I’m still reading through Anthony Flint’s excellent book on the battle between Jane Jacobs and Robert Moses over the fate of New York City’s neighborhoods in the 1960s . Last night, I reached the chapter where Jacobs is struggling to write her definitive work, The Death and Life of Great American Cities. The biggest problem Jacobs faced in writing the book was that she had more than enough examples of what destroyed city neighborhoods, but no way to make a clear argument for what makes a vibrant city neighborhood. After spending enough time watching the street life outside of her home on Hudson Street in the West Village, she slowly found what she was looking for:
“Jacobs settled on a description that would endure for years to come: [a vibrant city neighborhood] was like a ballet. From morning into night, her neighbors and the shopkeepers and the workers all seemed to be part of an improvised dance, she observed, ‘in which the individual dancers and ensembles all have distinctive parts which miraculously reinforce each other and compose an orderly whole. The ballet of a good city sidewalk never repeats itself from place to place, and in any one place is always complete with new improvisations.”
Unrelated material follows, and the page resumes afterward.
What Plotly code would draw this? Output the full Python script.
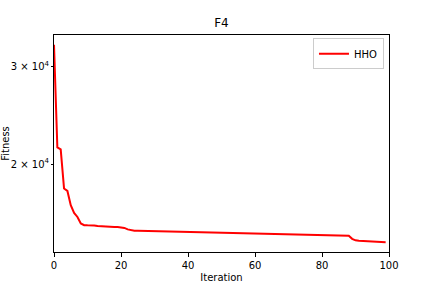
import plotly.graph_objects as go
import math

iterations = list(range(100))
fitness = [
    32880, 21450, 21270, 18070, 17890, 16850, 16320, 16050, 15620, 15510,
    15500, 15500, 15490, 15450, 15430, 15420, 15400, 15390, 15390, 15390,
    15370, 15330, 15240, 15180, 15160, 15160, 15155, 15150, 15150, 15145,
    15140, 15140, 15135, 15130, 15130, 15125, 15120, 15120, 15115, 15110,
    15100, 15095, 15090, 15085, 15080, 15075, 15070, 15065, 15060, 15050,
    15040, 15030, 15020, 15010, 15000, 14995, 14990, 14980, 14970, 14965,
    14960, 14955, 14950, 14950, 14948, 14945, 14945, 14943, 14940, 14940,
    14938, 14935, 14930, 14925, 14920, 14915, 14910, 14905, 14900, 14890,
    14880, 14875, 14870, 14865, 14860, 14855, 14850, 14845, 14840, 14650,
    14560, 14530, 14520, 14520, 14520, 14520, 14515, 14480, 14460, 14450,
]
series_name = "HHO"
y_tickvals = [20000, 30000]
y_ticktext = ["2 × 10<sup>4</sup>", "3 × 10<sup>4</sup>"]
x_tickvals = [0, 20, 40, 60, 80, 100]

lo, hi = math.log10(min(fitness)), math.log10(max(fitness))
pad = (hi - lo) * 0.05

fig = go.Figure()
fig.add_trace(go.Scatter(x=iterations, y=fitness, mode="lines", name=series_name,
                         line=dict(color="#ff0000", width=2)))

font = dict(family="DejaVu Sans", size=10, color="black")
fig.update_layout(
    width=432, height=288,
    margin=dict(l=54, r=43, t=35, b=36, autoexpand=False),
    paper_bgcolor="white", plot_bgcolor="white",
    font=font,
    title=dict(text="F4", x=0.5, xref="paper", xanchor="center", y=1, yref="container",
               yanchor="top", pad=dict(t=19), font=dict(family="DejaVu Sans", size=12, color="black")),
    showlegend=True,
    legend=dict(x=0.985, y=0.985, xanchor="right", yanchor="top",
                bordercolor="#cccccc", borderwidth=1, bgcolor="white",
                font=dict(family="DejaVu Sans", size=10, color="black"),
                itemwidth=30, tracegroupgap=0),
    xaxis=dict(range=[0, 100], tickvals=x_tickvals, showgrid=False, zeroline=False,
               automargin=False,
               showline=True, linecolor="black", linewidth=1, mirror=True,
               ticks="outside", ticklen=3.5, tickwidth=1, tickcolor="black",
               title=dict(text="Iteration", standoff=4, font=font)),
    yaxis=dict(type="log", range=[lo - pad, hi + pad], tickvals=y_tickvals, ticktext=y_ticktext,
               showgrid=False, zeroline=False, automargin=False,
               showline=True, linecolor="black", linewidth=1, mirror=True,
               ticks="outside", ticklen=2, tickwidth=0.8, tickcolor="black",
               title=dict(text="Fitness", standoff=6, font=font)),
)
fig.write_html("out.html")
Having seen my share of American cities, I always felt the more horrific ones were places that had no neighborhoods within the city center. In the worst cases, the hub of these cities was nothing more than a business center that shut down at 5pm everyday, leaving the city desolate and lacking in any rhythm (contrary to Jacobs’ theory). And one block radius of bars does not a vibrant city make. The Gas Lamp district in San Diego doesn’t save it from being a ghost town. Nor the Flats in Cleveland. In my older younger days, I would’ve said this was due to the fact that those cities, well… just suck. But in my older wiser days, I’m a little more understanding. Those cities suck, because the city planners and real-estate developers never fostered the type of neighborhood living that gives a city its life.